We are witnessing the emergence within a generation of cities created by a global elite detached from the lives and places of a poverty population at a time of increasing resource shortages and environmental threats. This global phenomenon is cast in sharpest relief and will be most enduring in Africa, where urbanisation levels currently remain well below the global 50% average, and urban institutions such as local government and planning are chronically weak, especially in the secondary and smaller cities that are growing most rapidly. By 2050 Africa’s urban dwellers are expected to have increased in number from 400M to 1.2 billion.
The call to “re-imagine” African urbanism is thus not purely a post-colonial cultural assertion (valuable as that is). The hope is that this huge urban growth can be undertaken in a sustainable manner. It is a project of trans-continental urgency, but also a recognition of how far we seem to be from implementation of agreed alternative models of urban development. “Re-imagining” may understate the constraints.

Satellite cities

The report shows how two related models of settlement form are being adopted in some African cities. These are satellite cities and development corridors. The latter reflects the logic of economic geography and a welcome grasp of the need for transitional action such as we have also seen in the European Union. However, satellite cities are often promoted, as the report notes, as an escape from “the urban informality of the metropolitan core”. So they are – until their service jobs attract their own informally housed low-income populations.

Informality

Informality has been the way that the majority of the urban population has negotiated the essentials of everyday life. Back in the 1960s John Turner famously grasped that slums would continue for as long as the poor remained poor, underserviced habitats for people who cannot afford legally provided and regulated levels of services. Some have been attracted to the bottom-up nature of informal settlements, but as the State of the African Cities report notes, there are “powerful political and economic entrepreneurs who profit from urban underdevelopment and hence seek to perpetuate the status quo. Poorly governed cities have increasingly also been ‘colonized’ by criminal networks that exploit the services and infrastructure of weakly regulated urban settlements to further their own financial objectives” (p.30).

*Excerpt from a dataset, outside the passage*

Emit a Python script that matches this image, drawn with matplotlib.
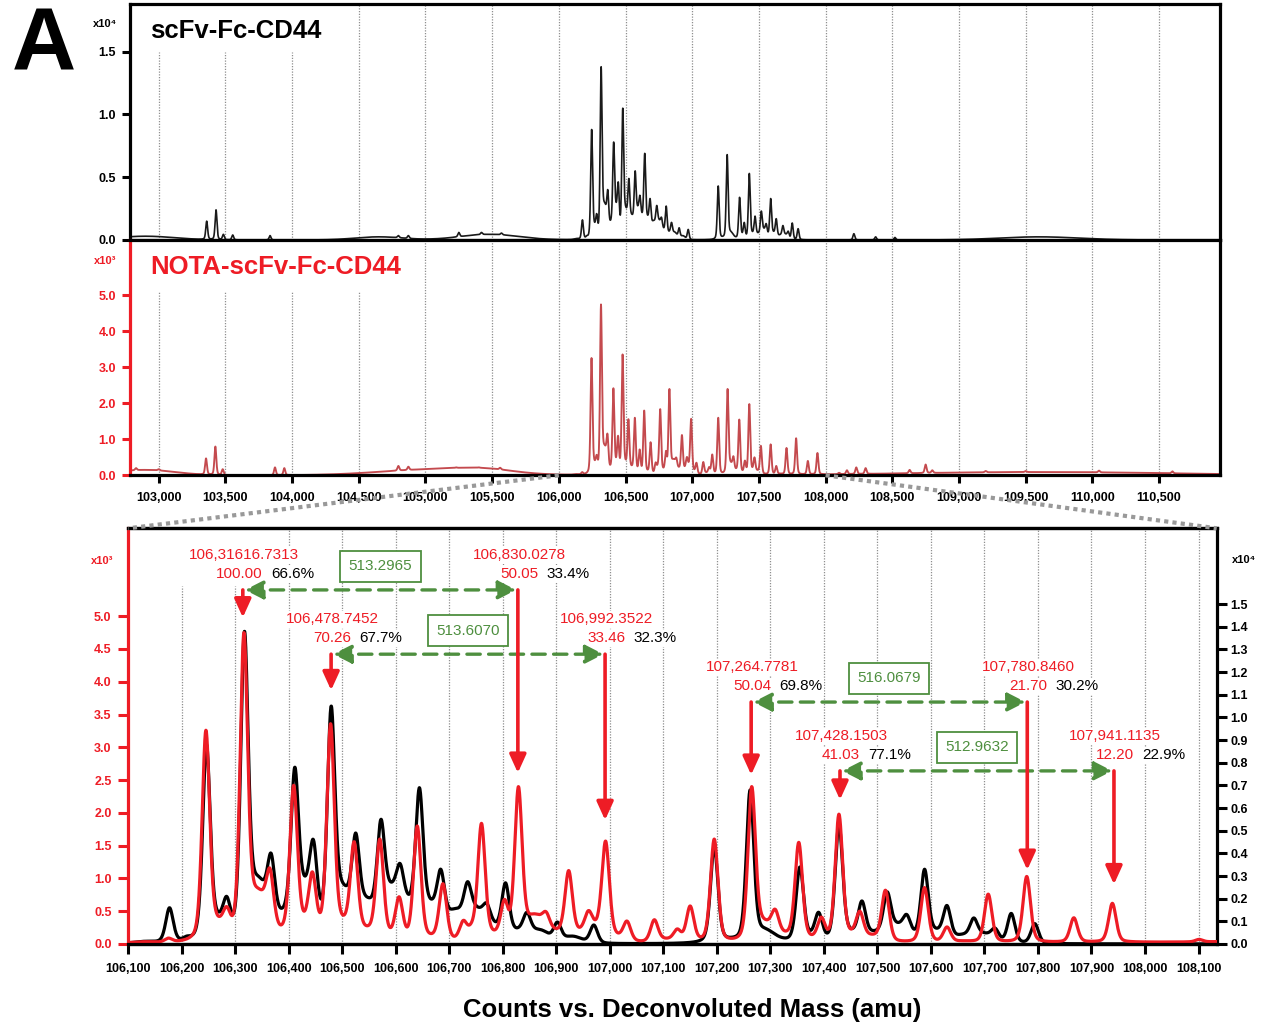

While informal housing attracts a lot of attention, as does to a lesser extent informal employment, informal transport is less often commented upon, but is a key sector in the urban economies of Africa. As with informal supply of housing or water or electricity, informal transport provides an essential service for the poor, but is also an important wealth generator and providers wield political influential, as well as causing extensive congestion and air pollution. As the report notes, “informality and inadequate infrastructures allow powerful groups to benefit from the status quo” (p.37).

Their “unofficial” status means that many informal settlements are simply ignored by local authorities. This means that, to put it in positive terms, power over security and law enforcement is devolved to the community. In other words, many become “no go” areas, and in the worst cases are controlled by criminals / paramilitaries.

However, the realities of poverty and of states shredded of capacity by their own failings and by structural adjustment policies enforced by the global financial institutions mean that informality is not going to go away any time soon. In trying to “re-imagine” a way forward the report points to the work of Cities Alliance, Slum/Shack Dwellers International and the Urban Poor Fund International.

There is also a reference to the Kigali Declaration which recognises “the transformative potential of well-planned and managed urbanisation as a driver for sustainable development” and calls for economic development to be placed at the centre of the urbanisation process and to create jobs which particularly target the urban youth. It calls on countries to develop national urban policies and for effective urban planning for slum upgrading and city extension. Of course such matters are easier to record in international declarations than they are to deliver in practice.

Practice

Despite its many problems, Lagos is seen as having made real progress over the past decade. In an attempt to tackle the crippling congestion (it once took me 4 hours to get from the centre to the airport) a bus rapid transit system has been introduced and there are extensive areas of urban greening along the routes. Light rail systems are also being looked at, but even though Nigeria is an oil rich state, under present conditions there must be questions about the affordability of such a system for many of the residents. The rich are unlikely to be drawn to the bus, and the evidence so far from Lagos is that the poor do not use the rapid transit system either – the main users are middle income groups.
Rwanda’s capital, Kigali is also seen as offering examples of good practice. Measures have been taken to improve the conditions of slum dwellers, and there have also been improvements in waste management. Urban agriculture has a prominent place in the development planning, and contributes around 25 per cent of the city’s food supply and employs an estimated 37 per cent of the city’s workforce in small-scale agricultural activities. The plan seeks to give equal attention to urban upgrading as to new development, and to protect the natural environment while also protecting the interests of marginal populations and promoting economic development opportunities for all. Crucially it takes a holistic approach to the development challenges of the city. It is a message planners everywhere could take to heart.